◆ Task: Set down the full listing exactly as given. Any pictures are to be left out.

◆ Data extract:
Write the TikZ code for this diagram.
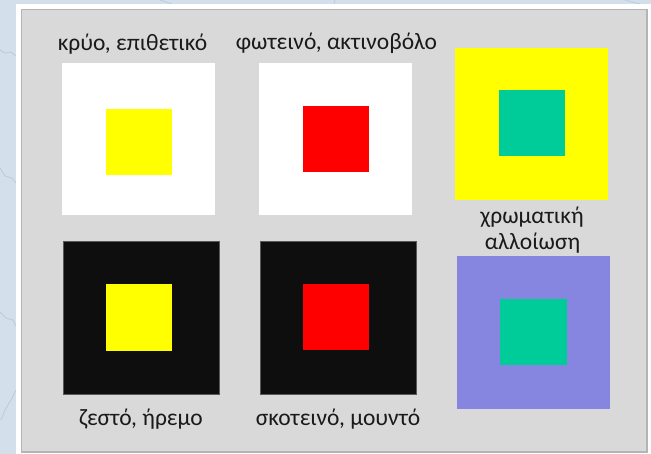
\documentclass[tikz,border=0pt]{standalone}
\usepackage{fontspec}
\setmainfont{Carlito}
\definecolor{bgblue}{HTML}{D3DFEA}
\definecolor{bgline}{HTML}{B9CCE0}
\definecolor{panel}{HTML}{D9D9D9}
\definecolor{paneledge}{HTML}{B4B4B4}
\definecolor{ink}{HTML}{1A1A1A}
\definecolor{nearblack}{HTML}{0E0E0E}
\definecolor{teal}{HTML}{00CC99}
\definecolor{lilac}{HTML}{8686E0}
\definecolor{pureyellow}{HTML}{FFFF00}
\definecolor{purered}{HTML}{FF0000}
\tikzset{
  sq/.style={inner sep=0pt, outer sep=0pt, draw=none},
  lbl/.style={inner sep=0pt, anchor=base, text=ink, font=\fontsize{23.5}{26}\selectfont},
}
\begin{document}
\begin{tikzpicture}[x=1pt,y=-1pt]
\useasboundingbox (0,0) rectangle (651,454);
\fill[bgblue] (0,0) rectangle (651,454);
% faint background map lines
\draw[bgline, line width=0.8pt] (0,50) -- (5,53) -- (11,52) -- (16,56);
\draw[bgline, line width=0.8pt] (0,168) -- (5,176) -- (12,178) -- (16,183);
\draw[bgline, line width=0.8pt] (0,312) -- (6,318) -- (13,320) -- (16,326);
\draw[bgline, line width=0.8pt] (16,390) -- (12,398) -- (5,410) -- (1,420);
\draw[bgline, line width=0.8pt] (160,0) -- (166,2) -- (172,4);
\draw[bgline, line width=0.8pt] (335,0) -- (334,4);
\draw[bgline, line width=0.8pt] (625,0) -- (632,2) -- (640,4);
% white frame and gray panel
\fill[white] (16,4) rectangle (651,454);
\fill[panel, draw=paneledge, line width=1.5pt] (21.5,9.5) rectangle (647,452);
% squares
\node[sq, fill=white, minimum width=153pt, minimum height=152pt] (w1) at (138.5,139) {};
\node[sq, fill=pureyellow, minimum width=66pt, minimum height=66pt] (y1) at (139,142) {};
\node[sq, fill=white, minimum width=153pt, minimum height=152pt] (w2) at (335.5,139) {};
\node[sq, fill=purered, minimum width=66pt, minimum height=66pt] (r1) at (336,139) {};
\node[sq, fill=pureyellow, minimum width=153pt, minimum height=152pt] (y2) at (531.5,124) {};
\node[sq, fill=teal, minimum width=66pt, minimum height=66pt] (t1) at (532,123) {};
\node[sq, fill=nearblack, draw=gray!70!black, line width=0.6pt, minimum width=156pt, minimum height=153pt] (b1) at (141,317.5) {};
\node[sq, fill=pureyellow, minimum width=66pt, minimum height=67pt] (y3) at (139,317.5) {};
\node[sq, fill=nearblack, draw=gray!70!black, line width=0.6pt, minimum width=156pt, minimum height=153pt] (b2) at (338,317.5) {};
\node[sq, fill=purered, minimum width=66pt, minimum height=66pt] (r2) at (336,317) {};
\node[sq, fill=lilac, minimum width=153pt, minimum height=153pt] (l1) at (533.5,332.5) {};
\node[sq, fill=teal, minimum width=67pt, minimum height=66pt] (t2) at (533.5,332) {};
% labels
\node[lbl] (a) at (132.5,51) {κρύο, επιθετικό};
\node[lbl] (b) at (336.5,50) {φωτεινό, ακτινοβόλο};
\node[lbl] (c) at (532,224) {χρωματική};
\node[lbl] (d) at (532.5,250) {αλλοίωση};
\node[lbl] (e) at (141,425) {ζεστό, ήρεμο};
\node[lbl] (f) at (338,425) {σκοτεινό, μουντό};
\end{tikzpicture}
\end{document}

◆ Final result:
Write the TikZ code for this diagram.
\documentclass[tikz,border=0pt]{standalone}
\usepackage{fontspec}
\setmainfont{Carlito}
\definecolor{bgblue}{HTML}{D3DFEA}
\definecolor{bgline}{HTML}{B9CCE0}
\definecolor{panel}{HTML}{D9D9D9}
\definecolor{paneledge}{HTML}{B4B4B4}
\definecolor{ink}{HTML}{1A1A1A}
\definecolor{nearblack}{HTML}{0E0E0E}
\definecolor{teal}{HTML}{00CC99}
\definecolor{lilac}{HTML}{8686E0}
\definecolor{pureyellow}{HTML}{FFFF00}
\definecolor{purered}{HTML}{FF0000}
\tikzset{
  sq/.style={inner sep=0pt, outer sep=0pt, draw=none},
  lbl/.style={inner sep=0pt, anchor=base, text=ink, font=\fontsize{23.5}{26}\selectfont},
}
\begin{document}
\begin{tikzpicture}[x=1pt,y=-1pt]
\useasboundingbox (0,0) rectangle (651,454);
\fill[bgblue] (0,0) rectangle (651,454);
% faint background map lines
\draw[bgline, line width=0.8pt] (0,50) -- (5,53) -- (11,52) -- (16,56);
\draw[bgline, line width=0.8pt] (0,168) -- (5,176) -- (12,178) -- (16,183);
\draw[bgline, line width=0.8pt] (0,312) -- (6,318) -- (13,320) -- (16,326);
\draw[bgline, line width=0.8pt] (16,390) -- (12,398) -- (5,410) -- (1,420);
\draw[bgline, line width=0.8pt] (160,0) -- (166,2) -- (172,4);
\draw[bgline, line width=0.8pt] (335,0) -- (334,4);
\draw[bgline, line width=0.8pt] (625,0) -- (632,2) -- (640,4);
% white frame and gray panel
\fill[white] (16,4) rectangle (651,454);
\fill[panel, draw=paneledge, line width=1.5pt] (21.5,9.5) rectangle (647,452);
% squares
\node[sq, fill=white, minimum width=153pt, minimum height=152pt] (w1) at (138.5,139) {};
\node[sq, fill=pureyellow, minimum width=66pt, minimum height=66pt] (y1) at (139,142) {};
\node[sq, fill=white, minimum width=153pt, minimum height=152pt] (w2) at (335.5,139) {};
\node[sq, fill=purered, minimum width=66pt, minimum height=66pt] (r1) at (336,139) {};
\node[sq, fill=pureyellow, minimum width=153pt, minimum height=152pt] (y2) at (531.5,124) {};
\node[sq, fill=teal, minimum width=66pt, minimum height=66pt] (t1) at (532,123) {};
\node[sq, fill=nearblack, draw=gray!70!black, line width=0.6pt, minimum width=156pt, minimum height=153pt] (b1) at (141,317.5) {};
\node[sq, fill=pureyellow, minimum width=66pt, minimum height=67pt] (y3) at (139,317.5) {};
\node[sq, fill=nearblack, draw=gray!70!black, line width=0.6pt, minimum width=156pt, minimum height=153pt] (b2) at (338,317.5) {};
\node[sq, fill=purered, minimum width=66pt, minimum height=66pt] (r2) at (336,317) {};
\node[sq, fill=lilac, minimum width=153pt, minimum height=153pt] (l1) at (533.5,332.5) {};
\node[sq, fill=teal, minimum width=67pt, minimum height=66pt] (t2) at (533.5,332) {};
% labels
\node[lbl] (a) at (132.5,51) {κρύο, επιθετικό};
\node[lbl] (b) at (336.5,50) {φωτεινό, ακτινοβόλο};
\node[lbl] (c) at (532,224) {χρωματική};
\node[lbl] (d) at (532.5,250) {αλλοίωση};
\node[lbl] (e) at (141,425) {ζεστό, ήρεμο};
\node[lbl] (f) at (338,425) {σκοτεινό, μουντό};
\end{tikzpicture}
\end{document}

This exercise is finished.